> _To do_
Set down each line of the data below exactly as it stands, dropping the pictures.

> _The input_
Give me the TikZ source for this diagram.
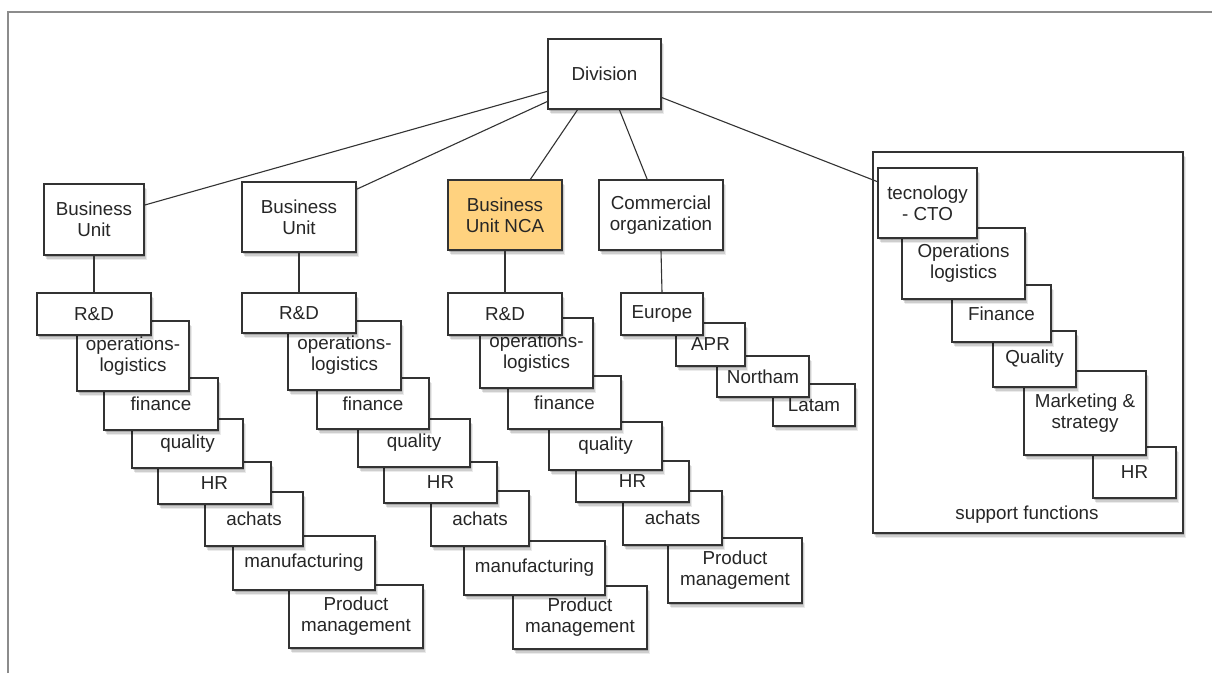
\documentclass[tikz,border=0pt]{standalone}
\usepackage{fontspec}
\setmainfont{Liberation Sans}
\usetikzlibrary{shadows,calc}
\definecolor{ncafill}{HTML}{FFD27F}
\definecolor{framegray}{HTML}{8C8C8C}
\definecolor{txt}{HTML}{262626}
\definecolor{edge}{HTML}{333333}
\tikzset{
  box/.style={draw=edge, line width=1.1pt, fill=white, rectangle, inner sep=0pt,
    align=center, text=txt, font=\fontsize{18.8}{21}\selectfont,
    drop shadow={shadow xshift=3pt, shadow yshift=-5pt, opacity=0.08, fill=black},
    drop shadow={shadow xshift=2pt, shadow yshift=-3.5pt, opacity=0.12, fill=black},
    drop shadow={shadow xshift=1pt, shadow yshift=-2pt, opacity=0.18, fill=black}},
  conn/.style={draw=edge, line width=1.1pt},
  lbl/.style={inner sep=0pt, text=txt, font=\fontsize{18.8}{21}\selectfont},
}
\begin{document}
\begin{tikzpicture}[x=1pt,y=-1pt]
\useasboundingbox (0,0) rectangle (1212,673);
\fill[white] (0,0) rectangle (1212,673);
\draw[framegray, line width=2pt] (8,673) -- (8,12) -- (1212,12);

% top level
\node[box, minimum width=113pt, minimum height=70pt] (div) at (604.5,74) {Division};
\node[box, minimum width=100pt, minimum height=71pt] (bu1) at (94,219.5) {Business\\Unit};
\node[box, minimum width=114pt, minimum height=70pt] (bu2) at (299,217) {Business\\Unit};
\node[box, fill=ncafill, minimum width=114pt, minimum height=70pt] (nca) at (505,215) {Business\\Unit NCA};
\node[box, minimum width=124pt, minimum height=70pt] (com) at (661,215) {Commercial\\organization};

% column 1 (drawn bottom-up so earlier boxes lie on top)
\node[box, minimum width=134pt, minimum height=63pt] (pma) at (356,616.5) {Product\\management};
\node[box, minimum width=142pt, minimum height=54pt] (mana) at (304,563) {manufacturing};
\node[box, minimum width=98pt, minimum height=54pt] (acha) at (254,519) {achats};
\node[box, minimum width=113pt, minimum height=42pt] (hra) at (214.5,483) {HR};
\node[box, minimum width=111pt, minimum height=49pt] (quala) at (187.5,443.5) {quality};
\node[box, minimum width=114pt, minimum height=52pt] (fina) at (161,404) {finance};
\node[box, minimum width=112pt, minimum height=70pt] (opsa) at (133,356) {operations-\\logistics};
\node[box, minimum width=114pt, minimum height=42pt] (rda) at (94,314) {R\&D};

% column 2
\node[box, minimum width=134pt, minimum height=63pt] (pmb) at (580,617.5) {Product\\management};
\node[box, minimum width=141pt, minimum height=54pt] (manb) at (534.5,568) {manufacturing};
\node[box, minimum width=98pt, minimum height=55pt] (achb) at (480,518.5) {achats};
\node[box, minimum width=113pt, minimum height=41pt] (hrb) at (440.5,482.5) {HR};
\node[box, minimum width=112pt, minimum height=48pt] (qualb) at (414,443) {quality};
\node[box, minimum width=112pt, minimum height=51pt] (finb) at (373,403.5) {finance};
\node[box, minimum width=113pt, minimum height=69pt] (opsb) at (344.5,355.5) {operations-\\logistics};
\node[box, minimum width=114pt, minimum height=40pt] (rdb) at (299,313) {R\&D};

% column 3 (NCA)
\node[box, minimum width=134pt, minimum height=65pt] (pmc) at (735,570.5) {Product\\management};
\node[box, minimum width=99pt, minimum height=54pt] (achc) at (672.5,518) {achats};
\node[box, minimum width=113pt, minimum height=41pt] (hrc) at (632.5,481.5) {HR};
\node[box, minimum width=113pt, minimum height=48pt] (qualc) at (605.5,446) {quality};
\node[box, minimum width=113pt, minimum height=53pt] (finc) at (564.5,402.5) {finance};
\node[box, minimum width=113pt, minimum height=70pt] (opsc) at (536.5,353) {operations-\\logistics};
\node[box, minimum width=114pt, minimum height=42pt] (rdc) at (505,314) {R\&D};

% commercial regions
\node[box, minimum width=82pt, minimum height=42pt] (latam) at (814,405) {Latam};
\node[box, minimum width=92pt, minimum height=41pt] (northam) at (763,376.5) {Northam};
\node[box, minimum width=69pt, minimum height=43pt] (apr) at (710.5,344.5) {APR};
\node[box, minimum width=82pt, minimum height=42pt] (europe) at (662,314) {Europe};

% support functions
\node[box, minimum width=310pt, minimum height=381pt] (supp) at (1028,342.5) {};
\node[lbl] (supplbl) at (1027,515) {support functions};
\node[box, minimum width=83pt, minimum height=51pt] (hrs) at (1134.5,472.5) {HR};
\node[box, minimum width=122pt, minimum height=84pt] (mkt) at (1085,413) {Marketing \&\\strategy};
\node[box, minimum width=83pt, minimum height=56pt] (quals) at (1034.5,359) {Quality};
\node[box, minimum width=99pt, minimum height=57pt] (fins) at (1001.5,313.5) {Finance};
\node[box, minimum width=123pt, minimum height=71pt] (opss) at (963.5,263.5) {Operations\\logistics};
\node[box, minimum width=99pt, minimum height=70pt] (tec) at (927.5,203) {tecnology\\- CTO};

% connectors
\draw[conn] ($(div.north west)!0.743!(div.south west)$) -- ($(bu1.north east)!0.30!(bu1.south east)$);
\draw[conn] ($(div.north west)!0.886!(div.south west)$) -- ($(bu2.north east)!0.11!(bu2.south east)$);
\draw[conn] ($(div.south west)!0.265!(div.south east)$) -- ($(nca.north west)!0.72!(nca.north east)$);
\draw[conn] ($(div.south west)!0.63!(div.south east)$) -- ($(com.north west)!0.39!(com.north east)$);
\draw[conn] ($(div.north east)!0.83!(div.south east)$) -- ($(tec.north west)!0.2!(tec.south west)$);
\draw[conn] (bu1.south) -- (rda.north);
\draw[conn] (bu2.south) -- (rdb.north);
\draw[conn] (nca.south) -- (rdc.north);
\draw[conn] (com.south) -- (europe.north);
\end{tikzpicture}
\end{document}
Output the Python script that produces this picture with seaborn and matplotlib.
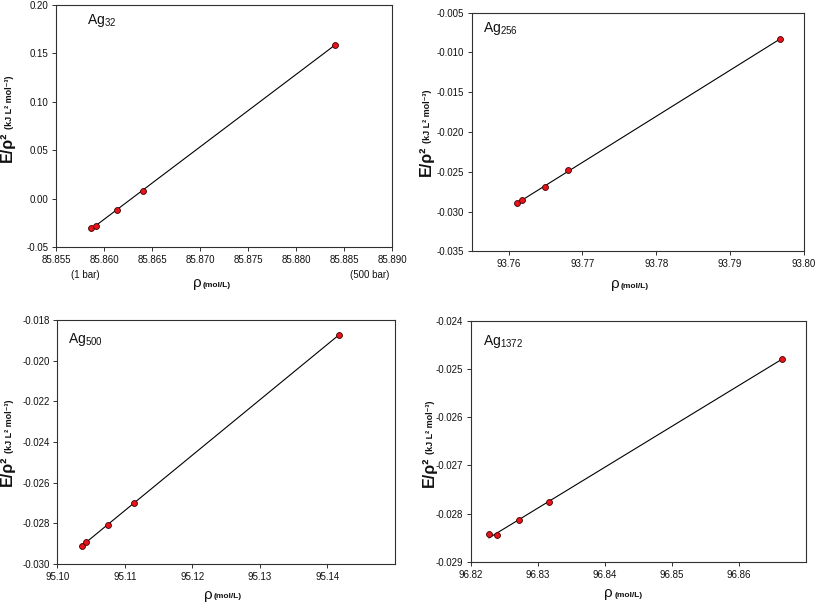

> _Problem solution_
Give me the TikZ source for this diagram.
\documentclass[tikz,border=0pt]{standalone}
\usepackage{fontspec}
\setmainfont{Liberation Sans}
\usetikzlibrary{shadows,calc}
\definecolor{ncafill}{HTML}{FFD27F}
\definecolor{framegray}{HTML}{8C8C8C}
\definecolor{txt}{HTML}{262626}
\definecolor{edge}{HTML}{333333}
\tikzset{
  box/.style={draw=edge, line width=1.1pt, fill=white, rectangle, inner sep=0pt,
    align=center, text=txt, font=\fontsize{18.8}{21}\selectfont,
    drop shadow={shadow xshift=3pt, shadow yshift=-5pt, opacity=0.08, fill=black},
    drop shadow={shadow xshift=2pt, shadow yshift=-3.5pt, opacity=0.12, fill=black},
    drop shadow={shadow xshift=1pt, shadow yshift=-2pt, opacity=0.18, fill=black}},
  conn/.style={draw=edge, line width=1.1pt},
  lbl/.style={inner sep=0pt, text=txt, font=\fontsize{18.8}{21}\selectfont},
}
\begin{document}
\begin{tikzpicture}[x=1pt,y=-1pt]
\useasboundingbox (0,0) rectangle (1212,673);
\fill[white] (0,0) rectangle (1212,673);
\draw[framegray, line width=2pt] (8,673) -- (8,12) -- (1212,12);

% top level
\node[box, minimum width=113pt, minimum height=70pt] (div) at (604.5,74) {Division};
\node[box, minimum width=100pt, minimum height=71pt] (bu1) at (94,219.5) {Business\\Unit};
\node[box, minimum width=114pt, minimum height=70pt] (bu2) at (299,217) {Business\\Unit};
\node[box, fill=ncafill, minimum width=114pt, minimum height=70pt] (nca) at (505,215) {Business\\Unit NCA};
\node[box, minimum width=124pt, minimum height=70pt] (com) at (661,215) {Commercial\\organization};

% column 1 (drawn bottom-up so earlier boxes lie on top)
\node[box, minimum width=134pt, minimum height=63pt] (pma) at (356,616.5) {Product\\management};
\node[box, minimum width=142pt, minimum height=54pt] (mana) at (304,563) {manufacturing};
\node[box, minimum width=98pt, minimum height=54pt] (acha) at (254,519) {achats};
\node[box, minimum width=113pt, minimum height=42pt] (hra) at (214.5,483) {HR};
\node[box, minimum width=111pt, minimum height=49pt] (quala) at (187.5,443.5) {quality};
\node[box, minimum width=114pt, minimum height=52pt] (fina) at (161,404) {finance};
\node[box, minimum width=112pt, minimum height=70pt] (opsa) at (133,356) {operations-\\logistics};
\node[box, minimum width=114pt, minimum height=42pt] (rda) at (94,314) {R\&D};

% column 2
\node[box, minimum width=134pt, minimum height=63pt] (pmb) at (580,617.5) {Product\\management};
\node[box, minimum width=141pt, minimum height=54pt] (manb) at (534.5,568) {manufacturing};
\node[box, minimum width=98pt, minimum height=55pt] (achb) at (480,518.5) {achats};
\node[box, minimum width=113pt, minimum height=41pt] (hrb) at (440.5,482.5) {HR};
\node[box, minimum width=112pt, minimum height=48pt] (qualb) at (414,443) {quality};
\node[box, minimum width=112pt, minimum height=51pt] (finb) at (373,403.5) {finance};
\node[box, minimum width=113pt, minimum height=69pt] (opsb) at (344.5,355.5) {operations-\\logistics};
\node[box, minimum width=114pt, minimum height=40pt] (rdb) at (299,313) {R\&D};

% column 3 (NCA)
\node[box, minimum width=134pt, minimum height=65pt] (pmc) at (735,570.5) {Product\\management};
\node[box, minimum width=99pt, minimum height=54pt] (achc) at (672.5,518) {achats};
\node[box, minimum width=113pt, minimum height=41pt] (hrc) at (632.5,481.5) {HR};
\node[box, minimum width=113pt, minimum height=48pt] (qualc) at (605.5,446) {quality};
\node[box, minimum width=113pt, minimum height=53pt] (finc) at (564.5,402.5) {finance};
\node[box, minimum width=113pt, minimum height=70pt] (opsc) at (536.5,353) {operations-\\logistics};
\node[box, minimum width=114pt, minimum height=42pt] (rdc) at (505,314) {R\&D};

% commercial regions
\node[box, minimum width=82pt, minimum height=42pt] (latam) at (814,405) {Latam};
\node[box, minimum width=92pt, minimum height=41pt] (northam) at (763,376.5) {Northam};
\node[box, minimum width=69pt, minimum height=43pt] (apr) at (710.5,344.5) {APR};
\node[box, minimum width=82pt, minimum height=42pt] (europe) at (662,314) {Europe};

% support functions
\node[box, minimum width=310pt, minimum height=381pt] (supp) at (1028,342.5) {};
\node[lbl] (supplbl) at (1027,515) {support functions};
\node[box, minimum width=83pt, minimum height=51pt] (hrs) at (1134.5,472.5) {HR};
\node[box, minimum width=122pt, minimum height=84pt] (mkt) at (1085,413) {Marketing \&\\strategy};
\node[box, minimum width=83pt, minimum height=56pt] (quals) at (1034.5,359) {Quality};
\node[box, minimum width=99pt, minimum height=57pt] (fins) at (1001.5,313.5) {Finance};
\node[box, minimum width=123pt, minimum height=71pt] (opss) at (963.5,263.5) {Operations\\logistics};
\node[box, minimum width=99pt, minimum height=70pt] (tec) at (927.5,203) {tecnology\\- CTO};

% connectors
\draw[conn] ($(div.north west)!0.743!(div.south west)$) -- ($(bu1.north east)!0.30!(bu1.south east)$);
\draw[conn] ($(div.north west)!0.886!(div.south west)$) -- ($(bu2.north east)!0.11!(bu2.south east)$);
\draw[conn] ($(div.south west)!0.265!(div.south east)$) -- ($(nca.north west)!0.72!(nca.north east)$);
\draw[conn] ($(div.south west)!0.63!(div.south east)$) -- ($(com.north west)!0.39!(com.north east)$);
\draw[conn] ($(div.north east)!0.83!(div.south east)$) -- ($(tec.north west)!0.2!(tec.south west)$);
\draw[conn] (bu1.south) -- (rda.north);
\draw[conn] (bu2.south) -- (rdb.north);
\draw[conn] (nca.south) -- (rdc.north);
\draw[conn] (com.south) -- (europe.north);
\end{tikzpicture}
\end{document}
Output the Python script that produces this picture with seaborn and matplotlib.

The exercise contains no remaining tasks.